22.7.11

let's talk about book covers some more

Here are some book covers. (This phase is enduring).


The first one is just, well, incredible really. I mean, how can you not love the sepia water colour tones from which emerge the wispy yet sexually charged face of a strident young country woman, and, I can only assume, some sort of burly grounds-keeper-cowboy love interest, glancing enticingly beyond her shoulder. It's like Mills and Boon before the fifties workplace era. Speaking of which:


YESS!! On Call Sister! Doctor he want you gurl! But what she gonna do? Her career could be on the line if she, an independent thinking fierce sista, follow her heart into the operating theatre. But hunky white-ass Doctor - he so fine! (If you love this as much as me, then I urge you to pop over here to see Mills and Boon covers recreated in literal, photographic format. All winners, all of them.)

Now onto these guys:

GOOD ______________________ BAD

A while ago I started to read If Nobody Speaks of Remarkable Things by Jon (no H) McGregor. It is written in an annoying, melodic sort of rhythmic, try-hard poetry, that is both too forced and too distant for me to really engage with or understand. Needless to say I hated it and gave up before I was even half way through. I resent myself for not sticking to the bastard for the long drawn out long long haul of it, but when I consider that there are so many genuinely good books to read, the guilt just fell away.

I have since learned not to trust the jacket blub when it describes the content of its pages as 'poetry.' And certainly not, 'pure poetry.' This basically means simpering, apologetic prose with no real grasp of characterization. It's also grotesquely pretentious. I love poetry but I hate prose that considers itself 'poetic.' All writing has rhythm and harmony that is tantamount to poetry. It's like saying, 'All women are stylish.' Well, some are, some aren't and that depends one whose judging the styleometer anyway. You may not agree with whoever defines this style, thinking double denim is a perfectly acceptable way to step out in public. While having elements of style it is not necessarily stylish. If you get my drift.


The next cover is He Died with a Felafel in his Hand by John Birmingham. I just found it downstairs, judged it by its colourfully graphic cover, and am now laughing my way through it as Birmingham recounts having lived in shitty houses with 'over eighty-nine people.' One of whom, as the title suggests, never went on to rent elsewhere. His style is clearly influenced by the like of Jack Kerouac (YES!) and Hunter S. Thompson (NO!) but is unique in its own sharp, sardonic, almost acrid reveal of breadline housing situations.

One good example of this is thus:

"A rat died in the living room at King Street and we didn't know. There was at least six inches of compacted rubbish between our feet and the floor. Old Ratty must have crawled in there and died of pleasure. A visitor uncovered him while groping about for a beer."

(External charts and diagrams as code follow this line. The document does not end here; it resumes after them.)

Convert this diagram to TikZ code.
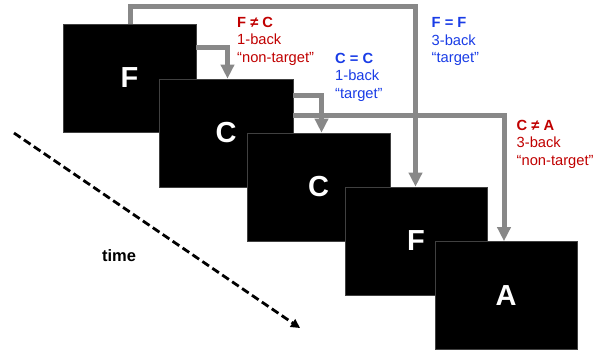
\documentclass[tikz,border=0pt]{standalone}
\usepackage{fontspec}
\setmainfont{Liberation Sans}
\usetikzlibrary{arrows.meta,calc}
\definecolor{redtxt}{RGB}{192,0,0}
\definecolor{bluetxt}{RGB}{25,60,230}
\definecolor{arrgray}{RGB}{136,136,136}
\tikzset{
  card/.style={fill=black, draw=black!75, line width=0.6pt, inner sep=0pt,
    minimum height=108pt, text=white, font=\fontsize{29}{29}\selectfont\bfseries},
  garrow/.style={draw=arrgray, line width=5pt,
    -{Triangle[width=13pt,length=14pt]}, arrgray},
  lbl/.style={align=left, anchor=base west, inner sep=0pt,
    font=\fontsize{14.7}{17.5}\selectfont},
  timearrow/.style={line width=2.8pt, dash pattern=on 8pt off 4pt,
    -{Triangle[width=9pt,length=9pt]}}
}
\begin{document}
\begin{tikzpicture}[x=1pt,y=-1pt]
\useasboundingbox (0,0) rectangle (596,351);
% cards
\node[card, minimum width=133pt] (b1) at (129.5,78) {F};
\node[card, minimum width=134pt] (b2) at (226,133) {C};
\node[card, minimum width=143pt] (b3) at (318.5,187) {C};
\node[card, minimum width=142pt] (b4) at (416,241) {F};
\node[card, minimum width=142pt] (b5) at (506,295.5) {A};
% gray comparison arrows
\coordinate (s1) at ($(b1.north east)+(0,23.5)$);
\coordinate (e1) at ($(b2.north)+(1.5,0)$);
\draw[garrow] (s1) -| (e1);
\coordinate (s2) at ($(b2.north east)+(0,16.5)$);
\coordinate (e2) at ($(b3.north)+(3,0)$);
\draw[garrow] (s2) -| (e2);
\coordinate (s3) at ($(b1.north)+(1,0)$);
\coordinate (top) at (0,6.5);
\coordinate (e3) at ($(b4.north)+(-0.5,0)$);
\draw[garrow] (s3) -- (s3 |- top) -| (e3);
\coordinate (s4) at ($(b2.north east)+(0,36.5)$);
\coordinate (e4) at ($(b5.north)+(-2,0)$);
\draw[garrow] (s4) -| (e4);
% labels (anchor = baseline of last line)
\node[lbl, text=redtxt] (l1) at (237,62) {\textbf{F ≠ C}\\1-back\\“non-target”};
\node[lbl, text=bluetxt] (l2) at (335,98) {\textbf{C = C}\\1-back\\“target”};
\node[lbl, text=bluetxt] (l3) at (431.5,62.5) {\textbf{F = F}\\3-back\\“target”};
\node[lbl, text=redtxt] (l4) at (516.5,165) {\textbf{C ≠ A}\\3-back\\“non-target”};
% time
\coordinate (t0) at (14,133);
\coordinate (t1) at (300,328);
\draw[timearrow] (t0) -- (t1);
\node[anchor=base, inner sep=0pt, font=\fontsize{16.5}{17}\selectfont\bfseries] (time) at (119,261.5) {time};
\end{tikzpicture}
\end{document}
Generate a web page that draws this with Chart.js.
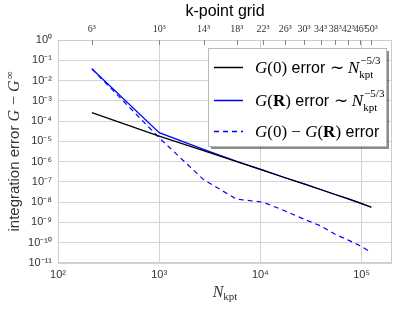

Glorious brilliance. I feel like he is describing at least four houses I have managed to previously escape from. The worst was the one with the woodwork and walls that continually gave way from the gentlest of touches, to reveal black mold. Not enhanced by the drug addicts trying to snort what they thought was cocaine off the edge of the sink. Little did they know that my smoker housemates were experimenting with teeth whitening solutions using bicarbonate of soda only the night before. They did get high.

The covers, as often is the unworded case, are fairly representative of the style and story within (like Yoga Bitch, perhaps??). Just so it's fair, here's the opening lines of If Nobody Speaks...:

"If you listen, you can hear it.
The city, it sings.
If you stand quietly, at the foot of the garden, in the middle of a street, on the roof of a house.
It's clearest at night..."

I just can't bear to copy out any more. VOMIT! It's just solipsism disguised as poetry. I want to pick up Jon (why no H, Jon?) McGregor, shake him and yell, 'Just because you don't write in full sentences and sporadically start new lines doesn't make it poetry, Jo-no-H-arse-hole-on!'. I don't know if I can even use the old 'it's experimental, doesn't quite work, but at least is experimental' line on it, like I feel a bit about Eleanor Catton's The Rehearsal. Really I think it's just fundamentally shit.

The cover, however, expresses this perfectly: The blurry bird flying off away from our heart's desires, as we wish we could also fly so easily; the Times New Roman font formatted to the RIGHT of the page = SO OUT THERE!; the brief glimpse of a row of blurry houses - that could be anyone's house, anyone's street, your street, your house, your life. This book is all of our stories.


Well fuck that.

I want felafels in corpses' hands, and sentences that remain on the same line and describe actual tangible events that I can relate to without falling into the ether of fluffy prose disguised as 'poetry.' I also want it in Helvetica and centrally aligned. Yet another example of how you really can judge a book by its cover.